Mariam Iddrisu is the Mayor (Municipal Chief Executive) of Sagnarigu Municipality in Ghana's Northern Region.

== Education ==
Mariam Iddrisu attended the Ghana Senior High School, in Tamale from 1997 to 1999. She was subsequently enrolled at the Tamale Technical University (formerly known as the Tamale Polytechnic) where she obtained HND in Secretaryship and Management from 2001 to 2003. Then to University of Cape Coast with bachelor's degree in Management Studies 2007 -2009. She later obtained a Master of Philosophy degree in Community Health and Development from the University for Development Studies, Tamale from 2012 - 2014. In 2014 she and Mahama Saaka published "Patterns and determinants of essential newborn care practices in rural areas of northern Ghana" which recommended that the country's newborn care should be extended from medical centre into wider community.

== Career ==
She was a former Senior Executive Officer of Ghana Health Service in 2005. She was appointed as the youngest mayor in Ghana for the Sagnarigu Municipality in 2017. Over 260 people have similar positions in Ghana but only 36 of them are women.

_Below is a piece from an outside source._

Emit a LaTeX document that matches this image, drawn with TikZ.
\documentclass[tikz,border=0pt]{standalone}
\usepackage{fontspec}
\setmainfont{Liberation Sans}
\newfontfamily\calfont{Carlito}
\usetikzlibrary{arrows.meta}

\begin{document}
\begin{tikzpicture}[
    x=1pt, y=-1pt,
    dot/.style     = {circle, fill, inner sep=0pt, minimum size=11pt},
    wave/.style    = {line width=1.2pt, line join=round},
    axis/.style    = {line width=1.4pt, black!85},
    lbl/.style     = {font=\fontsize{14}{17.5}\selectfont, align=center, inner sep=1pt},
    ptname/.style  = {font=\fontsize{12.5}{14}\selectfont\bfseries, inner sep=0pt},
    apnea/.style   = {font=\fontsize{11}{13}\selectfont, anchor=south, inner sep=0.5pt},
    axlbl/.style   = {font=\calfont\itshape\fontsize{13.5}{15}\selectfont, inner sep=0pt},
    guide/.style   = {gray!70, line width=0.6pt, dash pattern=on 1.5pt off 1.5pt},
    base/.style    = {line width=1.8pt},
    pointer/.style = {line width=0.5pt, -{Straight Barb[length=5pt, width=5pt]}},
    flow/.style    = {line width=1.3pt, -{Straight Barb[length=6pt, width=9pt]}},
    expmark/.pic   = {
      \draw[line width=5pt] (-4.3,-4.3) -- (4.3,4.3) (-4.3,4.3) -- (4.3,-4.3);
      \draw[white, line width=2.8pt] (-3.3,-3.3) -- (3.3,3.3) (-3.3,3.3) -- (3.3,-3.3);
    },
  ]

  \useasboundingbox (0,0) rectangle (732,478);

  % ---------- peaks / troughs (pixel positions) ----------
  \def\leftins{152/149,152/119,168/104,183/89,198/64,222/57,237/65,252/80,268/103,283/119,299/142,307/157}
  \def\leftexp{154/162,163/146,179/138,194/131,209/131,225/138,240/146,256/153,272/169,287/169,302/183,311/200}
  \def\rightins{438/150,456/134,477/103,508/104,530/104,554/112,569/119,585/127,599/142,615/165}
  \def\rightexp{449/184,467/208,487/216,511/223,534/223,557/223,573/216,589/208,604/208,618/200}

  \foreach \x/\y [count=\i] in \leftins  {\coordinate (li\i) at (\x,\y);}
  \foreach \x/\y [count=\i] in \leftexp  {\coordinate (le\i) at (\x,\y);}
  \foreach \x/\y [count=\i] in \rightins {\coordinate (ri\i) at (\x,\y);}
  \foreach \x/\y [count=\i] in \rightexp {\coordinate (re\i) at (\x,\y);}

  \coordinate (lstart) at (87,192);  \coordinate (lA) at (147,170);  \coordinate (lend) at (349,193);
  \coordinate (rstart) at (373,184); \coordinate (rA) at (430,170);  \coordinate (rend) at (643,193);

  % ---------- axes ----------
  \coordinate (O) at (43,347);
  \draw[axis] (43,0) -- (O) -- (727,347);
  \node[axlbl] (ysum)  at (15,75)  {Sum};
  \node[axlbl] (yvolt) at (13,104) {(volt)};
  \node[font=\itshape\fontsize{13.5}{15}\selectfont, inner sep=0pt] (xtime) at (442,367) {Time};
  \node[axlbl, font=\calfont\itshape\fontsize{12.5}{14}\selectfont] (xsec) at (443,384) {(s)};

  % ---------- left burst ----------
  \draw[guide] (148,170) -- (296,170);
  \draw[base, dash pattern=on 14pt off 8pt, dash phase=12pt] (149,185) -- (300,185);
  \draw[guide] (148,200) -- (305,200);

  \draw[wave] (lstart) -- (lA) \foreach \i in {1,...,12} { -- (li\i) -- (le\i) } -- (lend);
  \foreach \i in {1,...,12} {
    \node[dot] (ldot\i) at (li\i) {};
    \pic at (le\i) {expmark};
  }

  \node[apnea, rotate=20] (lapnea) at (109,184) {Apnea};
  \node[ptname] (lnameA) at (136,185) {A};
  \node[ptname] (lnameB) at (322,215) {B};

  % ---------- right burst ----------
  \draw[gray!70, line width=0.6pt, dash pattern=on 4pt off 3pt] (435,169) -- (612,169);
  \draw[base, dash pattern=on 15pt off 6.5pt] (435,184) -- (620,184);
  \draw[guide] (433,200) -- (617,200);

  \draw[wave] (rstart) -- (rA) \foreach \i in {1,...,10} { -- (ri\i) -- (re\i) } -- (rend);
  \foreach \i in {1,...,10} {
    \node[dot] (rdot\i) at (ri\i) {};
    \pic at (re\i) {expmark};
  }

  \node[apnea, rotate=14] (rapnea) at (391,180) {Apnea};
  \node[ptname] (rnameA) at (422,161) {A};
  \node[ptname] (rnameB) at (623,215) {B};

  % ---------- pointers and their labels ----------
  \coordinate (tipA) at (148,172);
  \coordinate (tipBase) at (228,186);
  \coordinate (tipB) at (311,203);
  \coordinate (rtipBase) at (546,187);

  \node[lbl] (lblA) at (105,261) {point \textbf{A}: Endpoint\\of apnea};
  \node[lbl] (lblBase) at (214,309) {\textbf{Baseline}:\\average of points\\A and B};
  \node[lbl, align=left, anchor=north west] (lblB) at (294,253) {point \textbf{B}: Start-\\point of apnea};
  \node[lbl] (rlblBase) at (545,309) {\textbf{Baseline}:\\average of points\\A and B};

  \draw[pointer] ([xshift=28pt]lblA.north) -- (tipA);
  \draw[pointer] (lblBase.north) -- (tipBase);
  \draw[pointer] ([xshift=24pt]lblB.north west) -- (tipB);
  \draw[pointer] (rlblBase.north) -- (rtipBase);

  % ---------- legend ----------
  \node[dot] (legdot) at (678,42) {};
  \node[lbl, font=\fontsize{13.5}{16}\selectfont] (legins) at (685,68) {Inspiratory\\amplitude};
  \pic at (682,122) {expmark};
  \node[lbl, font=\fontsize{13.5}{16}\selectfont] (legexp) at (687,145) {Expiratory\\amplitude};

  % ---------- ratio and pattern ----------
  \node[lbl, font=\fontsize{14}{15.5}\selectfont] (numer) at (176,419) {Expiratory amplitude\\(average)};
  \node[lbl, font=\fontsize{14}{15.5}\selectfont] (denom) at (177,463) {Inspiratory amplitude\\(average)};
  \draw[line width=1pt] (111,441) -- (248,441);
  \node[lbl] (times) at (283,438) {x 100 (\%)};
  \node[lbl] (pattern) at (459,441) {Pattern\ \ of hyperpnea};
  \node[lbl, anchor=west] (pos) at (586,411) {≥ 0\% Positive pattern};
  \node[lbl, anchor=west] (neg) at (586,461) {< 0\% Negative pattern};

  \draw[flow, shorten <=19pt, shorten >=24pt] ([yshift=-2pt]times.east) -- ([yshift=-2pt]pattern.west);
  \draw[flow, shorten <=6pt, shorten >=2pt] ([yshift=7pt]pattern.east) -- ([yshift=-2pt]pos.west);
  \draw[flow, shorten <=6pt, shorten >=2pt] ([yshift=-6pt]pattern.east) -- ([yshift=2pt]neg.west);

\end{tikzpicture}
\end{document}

In 2019 she was one of the Vice Presidents of the Network for Locally Elected Women of Africa (REFELA - West Africa), which seeks to increase women's leadership in local communities across Africa. Prior to being elected as a Mayor, she worked as administrative staff and later Public Health Officer with the Ghana Health Service, and has authored research on women's health in local communities.

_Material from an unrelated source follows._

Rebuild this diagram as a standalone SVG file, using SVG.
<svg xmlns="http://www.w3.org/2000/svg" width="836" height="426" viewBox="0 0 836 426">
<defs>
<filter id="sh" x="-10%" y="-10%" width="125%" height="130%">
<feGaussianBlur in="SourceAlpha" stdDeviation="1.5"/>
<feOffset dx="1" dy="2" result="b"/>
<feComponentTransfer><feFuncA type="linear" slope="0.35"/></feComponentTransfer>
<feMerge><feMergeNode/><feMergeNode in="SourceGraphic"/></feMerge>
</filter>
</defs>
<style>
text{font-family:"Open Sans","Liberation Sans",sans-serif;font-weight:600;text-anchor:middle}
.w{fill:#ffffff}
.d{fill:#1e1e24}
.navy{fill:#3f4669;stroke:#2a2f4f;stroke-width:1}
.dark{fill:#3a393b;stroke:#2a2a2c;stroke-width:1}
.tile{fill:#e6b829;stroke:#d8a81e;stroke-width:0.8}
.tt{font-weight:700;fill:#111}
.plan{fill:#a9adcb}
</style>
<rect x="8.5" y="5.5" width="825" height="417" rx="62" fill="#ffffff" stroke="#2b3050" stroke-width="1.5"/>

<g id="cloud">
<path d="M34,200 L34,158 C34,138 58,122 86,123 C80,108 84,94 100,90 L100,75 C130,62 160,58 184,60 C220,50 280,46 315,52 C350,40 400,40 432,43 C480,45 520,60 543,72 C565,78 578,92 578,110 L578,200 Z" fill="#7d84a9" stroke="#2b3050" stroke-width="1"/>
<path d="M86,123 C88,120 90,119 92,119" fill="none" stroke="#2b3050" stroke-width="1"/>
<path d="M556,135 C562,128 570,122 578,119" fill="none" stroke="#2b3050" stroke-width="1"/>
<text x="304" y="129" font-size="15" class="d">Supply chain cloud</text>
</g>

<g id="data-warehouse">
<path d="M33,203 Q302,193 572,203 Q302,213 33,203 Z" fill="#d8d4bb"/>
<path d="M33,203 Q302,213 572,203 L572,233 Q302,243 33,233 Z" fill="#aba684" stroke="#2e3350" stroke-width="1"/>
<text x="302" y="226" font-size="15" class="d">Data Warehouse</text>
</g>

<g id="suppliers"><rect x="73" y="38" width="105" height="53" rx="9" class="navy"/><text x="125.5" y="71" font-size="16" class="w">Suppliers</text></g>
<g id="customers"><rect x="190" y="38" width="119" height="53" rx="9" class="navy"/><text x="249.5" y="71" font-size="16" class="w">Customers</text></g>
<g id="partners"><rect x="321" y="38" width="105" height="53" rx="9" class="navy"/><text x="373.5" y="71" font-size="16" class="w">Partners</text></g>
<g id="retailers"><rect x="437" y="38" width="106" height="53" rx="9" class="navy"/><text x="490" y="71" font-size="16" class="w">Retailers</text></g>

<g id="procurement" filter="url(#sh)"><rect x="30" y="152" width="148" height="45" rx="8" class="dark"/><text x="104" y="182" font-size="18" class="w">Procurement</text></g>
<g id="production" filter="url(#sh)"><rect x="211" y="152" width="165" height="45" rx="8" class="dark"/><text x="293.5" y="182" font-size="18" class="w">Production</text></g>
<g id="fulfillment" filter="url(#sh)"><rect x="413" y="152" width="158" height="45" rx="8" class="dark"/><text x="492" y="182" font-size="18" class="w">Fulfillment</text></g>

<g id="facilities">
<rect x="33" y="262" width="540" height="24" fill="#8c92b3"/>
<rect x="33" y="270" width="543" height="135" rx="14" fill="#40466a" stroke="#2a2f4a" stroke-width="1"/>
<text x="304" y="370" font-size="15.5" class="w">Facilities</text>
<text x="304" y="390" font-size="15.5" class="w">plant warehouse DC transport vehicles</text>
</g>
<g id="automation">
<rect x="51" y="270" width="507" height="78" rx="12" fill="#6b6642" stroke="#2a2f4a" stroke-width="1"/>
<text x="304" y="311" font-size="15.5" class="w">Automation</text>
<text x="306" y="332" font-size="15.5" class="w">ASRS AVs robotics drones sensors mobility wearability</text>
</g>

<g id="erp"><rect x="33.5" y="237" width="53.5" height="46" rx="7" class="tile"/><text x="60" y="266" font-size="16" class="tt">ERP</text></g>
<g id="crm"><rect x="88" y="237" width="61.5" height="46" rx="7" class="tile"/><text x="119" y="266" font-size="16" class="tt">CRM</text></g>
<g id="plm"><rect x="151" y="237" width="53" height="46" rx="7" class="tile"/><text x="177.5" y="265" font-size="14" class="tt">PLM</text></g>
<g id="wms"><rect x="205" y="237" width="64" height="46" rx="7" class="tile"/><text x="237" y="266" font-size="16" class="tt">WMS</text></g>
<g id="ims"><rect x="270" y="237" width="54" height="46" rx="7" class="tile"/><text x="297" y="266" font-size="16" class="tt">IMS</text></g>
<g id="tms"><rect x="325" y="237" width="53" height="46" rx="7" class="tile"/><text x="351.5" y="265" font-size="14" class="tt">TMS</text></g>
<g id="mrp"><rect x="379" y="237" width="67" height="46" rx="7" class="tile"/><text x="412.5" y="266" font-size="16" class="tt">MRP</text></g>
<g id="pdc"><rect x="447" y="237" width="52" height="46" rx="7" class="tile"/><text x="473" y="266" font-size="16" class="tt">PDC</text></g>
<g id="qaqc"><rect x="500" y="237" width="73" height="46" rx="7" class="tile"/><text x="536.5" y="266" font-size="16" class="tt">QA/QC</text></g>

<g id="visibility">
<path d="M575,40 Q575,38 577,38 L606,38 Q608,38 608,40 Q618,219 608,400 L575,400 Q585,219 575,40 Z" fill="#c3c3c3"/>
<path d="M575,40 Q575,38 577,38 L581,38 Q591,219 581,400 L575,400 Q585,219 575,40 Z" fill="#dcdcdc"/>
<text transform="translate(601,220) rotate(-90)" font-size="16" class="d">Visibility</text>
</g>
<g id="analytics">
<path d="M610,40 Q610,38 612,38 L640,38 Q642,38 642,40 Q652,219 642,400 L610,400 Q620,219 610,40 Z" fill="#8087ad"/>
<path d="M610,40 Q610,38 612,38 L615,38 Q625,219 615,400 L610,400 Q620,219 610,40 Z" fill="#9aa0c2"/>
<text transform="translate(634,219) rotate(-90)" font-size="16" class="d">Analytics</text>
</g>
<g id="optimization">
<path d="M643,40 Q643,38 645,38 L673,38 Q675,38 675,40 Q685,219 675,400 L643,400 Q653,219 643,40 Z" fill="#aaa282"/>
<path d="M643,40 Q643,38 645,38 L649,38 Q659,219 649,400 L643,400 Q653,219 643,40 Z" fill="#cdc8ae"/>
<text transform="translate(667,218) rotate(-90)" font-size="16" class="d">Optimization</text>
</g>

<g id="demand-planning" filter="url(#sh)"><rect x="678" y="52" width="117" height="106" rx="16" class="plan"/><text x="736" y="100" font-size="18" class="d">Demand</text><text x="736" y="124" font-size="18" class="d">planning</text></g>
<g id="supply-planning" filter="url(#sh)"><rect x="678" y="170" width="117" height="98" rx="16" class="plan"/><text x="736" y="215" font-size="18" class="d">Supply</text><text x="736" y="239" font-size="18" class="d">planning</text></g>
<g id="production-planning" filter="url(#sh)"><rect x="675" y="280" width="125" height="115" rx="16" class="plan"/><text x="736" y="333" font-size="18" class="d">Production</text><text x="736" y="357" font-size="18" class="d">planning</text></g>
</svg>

She was also elected as the National Women Caucus President of NALAG( National Association of Local Authorities of Ghana) from 2019 to 2021.

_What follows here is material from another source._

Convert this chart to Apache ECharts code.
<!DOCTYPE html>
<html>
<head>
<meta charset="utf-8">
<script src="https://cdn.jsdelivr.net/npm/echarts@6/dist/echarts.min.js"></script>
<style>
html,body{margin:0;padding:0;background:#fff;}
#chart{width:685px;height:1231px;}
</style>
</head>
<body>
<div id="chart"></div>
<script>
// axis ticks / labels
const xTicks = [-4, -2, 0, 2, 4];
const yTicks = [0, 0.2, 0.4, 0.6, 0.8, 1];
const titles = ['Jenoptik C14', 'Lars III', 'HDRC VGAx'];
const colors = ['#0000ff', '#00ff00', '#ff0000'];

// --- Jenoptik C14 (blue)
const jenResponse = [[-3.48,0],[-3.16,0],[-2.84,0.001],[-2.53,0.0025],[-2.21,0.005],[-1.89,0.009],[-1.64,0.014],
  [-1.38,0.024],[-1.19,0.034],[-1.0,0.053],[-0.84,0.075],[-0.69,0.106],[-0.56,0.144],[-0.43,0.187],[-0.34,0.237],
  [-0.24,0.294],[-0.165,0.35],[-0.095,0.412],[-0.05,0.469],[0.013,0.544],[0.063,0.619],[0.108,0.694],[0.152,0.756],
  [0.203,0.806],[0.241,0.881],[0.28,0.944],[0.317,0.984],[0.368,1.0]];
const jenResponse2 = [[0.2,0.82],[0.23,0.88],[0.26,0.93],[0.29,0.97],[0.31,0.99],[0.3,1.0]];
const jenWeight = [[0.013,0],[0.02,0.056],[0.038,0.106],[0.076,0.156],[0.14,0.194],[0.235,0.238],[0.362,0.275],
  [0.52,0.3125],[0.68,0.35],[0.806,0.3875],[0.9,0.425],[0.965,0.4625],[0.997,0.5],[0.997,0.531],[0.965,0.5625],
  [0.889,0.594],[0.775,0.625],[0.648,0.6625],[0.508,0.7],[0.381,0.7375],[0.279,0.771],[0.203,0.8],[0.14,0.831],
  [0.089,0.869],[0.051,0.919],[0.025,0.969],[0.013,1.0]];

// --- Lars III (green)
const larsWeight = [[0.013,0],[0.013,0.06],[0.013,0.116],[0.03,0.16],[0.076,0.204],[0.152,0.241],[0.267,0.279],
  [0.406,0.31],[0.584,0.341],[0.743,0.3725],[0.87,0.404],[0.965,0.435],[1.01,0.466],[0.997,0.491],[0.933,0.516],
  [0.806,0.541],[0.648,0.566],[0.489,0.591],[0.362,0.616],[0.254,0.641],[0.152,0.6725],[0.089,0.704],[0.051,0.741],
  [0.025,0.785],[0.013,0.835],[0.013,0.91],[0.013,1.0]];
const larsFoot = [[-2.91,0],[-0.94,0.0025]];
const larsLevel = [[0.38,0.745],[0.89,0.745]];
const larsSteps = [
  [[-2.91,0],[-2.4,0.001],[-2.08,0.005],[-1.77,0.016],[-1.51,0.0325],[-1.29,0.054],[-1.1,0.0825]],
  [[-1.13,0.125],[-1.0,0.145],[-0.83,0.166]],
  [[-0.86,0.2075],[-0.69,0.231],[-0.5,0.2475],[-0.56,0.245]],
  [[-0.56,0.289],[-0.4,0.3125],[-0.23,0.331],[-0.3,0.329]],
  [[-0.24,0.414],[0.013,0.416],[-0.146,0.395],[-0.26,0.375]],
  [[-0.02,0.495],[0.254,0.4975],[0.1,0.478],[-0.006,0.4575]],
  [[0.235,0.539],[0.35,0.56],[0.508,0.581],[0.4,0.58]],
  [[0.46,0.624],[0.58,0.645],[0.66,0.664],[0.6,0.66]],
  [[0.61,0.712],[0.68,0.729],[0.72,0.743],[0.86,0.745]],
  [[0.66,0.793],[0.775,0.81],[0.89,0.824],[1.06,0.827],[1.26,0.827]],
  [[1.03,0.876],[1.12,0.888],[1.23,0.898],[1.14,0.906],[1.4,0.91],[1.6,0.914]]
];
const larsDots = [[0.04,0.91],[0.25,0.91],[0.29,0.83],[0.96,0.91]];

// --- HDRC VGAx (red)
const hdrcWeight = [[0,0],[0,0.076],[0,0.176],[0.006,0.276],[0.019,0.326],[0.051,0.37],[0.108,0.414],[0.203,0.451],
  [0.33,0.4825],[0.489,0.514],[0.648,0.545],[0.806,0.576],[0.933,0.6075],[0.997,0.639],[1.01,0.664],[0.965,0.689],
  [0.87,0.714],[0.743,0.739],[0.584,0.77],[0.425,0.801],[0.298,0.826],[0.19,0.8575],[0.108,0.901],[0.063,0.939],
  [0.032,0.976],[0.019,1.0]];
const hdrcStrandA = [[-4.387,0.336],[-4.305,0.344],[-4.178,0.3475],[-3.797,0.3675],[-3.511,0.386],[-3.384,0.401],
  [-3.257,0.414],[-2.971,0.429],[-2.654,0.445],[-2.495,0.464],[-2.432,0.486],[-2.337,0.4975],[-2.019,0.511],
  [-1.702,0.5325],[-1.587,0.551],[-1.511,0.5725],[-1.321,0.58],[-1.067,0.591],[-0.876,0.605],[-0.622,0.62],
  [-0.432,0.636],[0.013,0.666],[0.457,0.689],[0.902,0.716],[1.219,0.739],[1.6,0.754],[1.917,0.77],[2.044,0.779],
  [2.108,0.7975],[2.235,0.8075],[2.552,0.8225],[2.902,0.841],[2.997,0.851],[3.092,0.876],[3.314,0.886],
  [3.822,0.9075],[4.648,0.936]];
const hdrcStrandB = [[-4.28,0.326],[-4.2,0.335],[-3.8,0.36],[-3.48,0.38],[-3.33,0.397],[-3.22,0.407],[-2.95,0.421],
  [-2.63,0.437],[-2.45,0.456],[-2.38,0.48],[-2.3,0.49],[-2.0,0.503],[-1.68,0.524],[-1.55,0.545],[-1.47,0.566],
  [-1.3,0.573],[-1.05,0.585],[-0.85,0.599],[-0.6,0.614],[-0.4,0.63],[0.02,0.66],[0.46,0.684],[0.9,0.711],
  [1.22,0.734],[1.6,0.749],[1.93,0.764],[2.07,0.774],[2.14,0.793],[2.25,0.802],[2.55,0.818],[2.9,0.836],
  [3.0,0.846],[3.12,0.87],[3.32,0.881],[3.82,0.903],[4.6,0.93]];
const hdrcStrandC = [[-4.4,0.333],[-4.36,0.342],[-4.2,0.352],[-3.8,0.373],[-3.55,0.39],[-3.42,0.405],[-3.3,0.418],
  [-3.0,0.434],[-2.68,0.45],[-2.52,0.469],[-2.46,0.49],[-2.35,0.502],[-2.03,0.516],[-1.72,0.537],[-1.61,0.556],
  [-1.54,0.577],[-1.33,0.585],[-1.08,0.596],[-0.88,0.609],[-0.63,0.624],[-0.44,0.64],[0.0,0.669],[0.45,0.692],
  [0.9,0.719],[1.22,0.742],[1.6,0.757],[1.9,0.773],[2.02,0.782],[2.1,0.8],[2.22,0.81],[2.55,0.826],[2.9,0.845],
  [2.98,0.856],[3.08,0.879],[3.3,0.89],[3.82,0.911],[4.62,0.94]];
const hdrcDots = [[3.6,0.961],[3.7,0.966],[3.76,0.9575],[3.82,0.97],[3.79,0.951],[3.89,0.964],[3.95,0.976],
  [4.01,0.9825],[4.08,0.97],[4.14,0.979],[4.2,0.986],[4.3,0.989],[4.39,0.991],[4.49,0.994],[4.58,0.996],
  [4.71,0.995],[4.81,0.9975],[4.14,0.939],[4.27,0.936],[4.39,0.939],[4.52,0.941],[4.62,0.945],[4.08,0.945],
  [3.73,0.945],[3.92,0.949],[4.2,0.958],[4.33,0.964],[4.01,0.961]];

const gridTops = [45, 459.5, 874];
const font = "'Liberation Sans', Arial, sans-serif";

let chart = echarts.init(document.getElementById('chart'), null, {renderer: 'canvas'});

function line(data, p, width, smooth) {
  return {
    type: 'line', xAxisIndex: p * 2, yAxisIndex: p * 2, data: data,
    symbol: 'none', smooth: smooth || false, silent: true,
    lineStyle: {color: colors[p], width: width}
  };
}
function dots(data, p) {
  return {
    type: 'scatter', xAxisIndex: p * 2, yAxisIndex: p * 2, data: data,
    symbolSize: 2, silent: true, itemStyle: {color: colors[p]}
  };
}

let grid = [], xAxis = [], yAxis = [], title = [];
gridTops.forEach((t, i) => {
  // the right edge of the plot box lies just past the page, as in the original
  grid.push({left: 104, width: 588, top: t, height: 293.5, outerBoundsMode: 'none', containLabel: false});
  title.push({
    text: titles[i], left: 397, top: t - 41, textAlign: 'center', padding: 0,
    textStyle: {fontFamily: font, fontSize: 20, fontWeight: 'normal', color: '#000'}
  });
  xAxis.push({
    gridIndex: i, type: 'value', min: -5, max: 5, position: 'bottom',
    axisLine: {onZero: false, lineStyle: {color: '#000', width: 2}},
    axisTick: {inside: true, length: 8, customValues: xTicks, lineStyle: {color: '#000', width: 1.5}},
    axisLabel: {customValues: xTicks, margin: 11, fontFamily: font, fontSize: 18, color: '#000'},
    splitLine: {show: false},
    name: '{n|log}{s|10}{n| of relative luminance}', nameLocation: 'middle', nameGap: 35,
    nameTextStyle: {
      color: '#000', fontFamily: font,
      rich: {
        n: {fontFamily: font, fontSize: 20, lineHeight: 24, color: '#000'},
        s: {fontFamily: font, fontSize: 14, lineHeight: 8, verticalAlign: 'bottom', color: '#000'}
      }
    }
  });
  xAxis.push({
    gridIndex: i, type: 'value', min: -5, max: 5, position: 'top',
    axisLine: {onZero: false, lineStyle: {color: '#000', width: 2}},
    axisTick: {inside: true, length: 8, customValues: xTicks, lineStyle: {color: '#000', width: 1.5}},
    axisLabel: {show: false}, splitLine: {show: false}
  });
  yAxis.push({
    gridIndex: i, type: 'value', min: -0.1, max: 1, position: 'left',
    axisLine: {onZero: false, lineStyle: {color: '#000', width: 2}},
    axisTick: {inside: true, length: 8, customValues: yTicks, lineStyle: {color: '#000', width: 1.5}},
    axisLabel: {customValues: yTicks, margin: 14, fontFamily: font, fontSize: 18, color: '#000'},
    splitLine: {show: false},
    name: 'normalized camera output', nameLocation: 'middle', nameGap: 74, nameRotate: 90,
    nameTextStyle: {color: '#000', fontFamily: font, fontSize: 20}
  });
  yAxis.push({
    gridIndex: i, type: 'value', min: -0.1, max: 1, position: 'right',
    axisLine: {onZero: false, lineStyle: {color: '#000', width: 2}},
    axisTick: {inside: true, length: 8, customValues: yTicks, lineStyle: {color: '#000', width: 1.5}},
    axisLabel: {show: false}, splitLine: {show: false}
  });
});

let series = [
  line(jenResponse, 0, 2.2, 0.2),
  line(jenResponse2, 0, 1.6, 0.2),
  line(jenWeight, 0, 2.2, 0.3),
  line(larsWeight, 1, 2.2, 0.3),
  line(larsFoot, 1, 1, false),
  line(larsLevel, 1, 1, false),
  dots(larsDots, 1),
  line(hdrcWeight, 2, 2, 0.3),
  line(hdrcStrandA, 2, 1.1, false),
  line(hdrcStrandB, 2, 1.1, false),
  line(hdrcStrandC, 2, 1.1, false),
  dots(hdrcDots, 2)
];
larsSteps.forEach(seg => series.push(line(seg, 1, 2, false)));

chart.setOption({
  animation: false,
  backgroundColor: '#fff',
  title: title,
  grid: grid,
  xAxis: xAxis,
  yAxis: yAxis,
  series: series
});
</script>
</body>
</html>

In 2019 as vice-president of the Network of Locally Elected Women of Africa and as Mayor she went to eThekwini in South Africa to attend the World Congress of United Cities and Local Governments and World Summit of Local and Regional Leaders. She presented on the subject of intergenerational peace and solidarity.

She is a member of the New Patriotic Party.

==Family life==
She is married to Alhaji Engr. Mohammed Habib Abdallah with six children.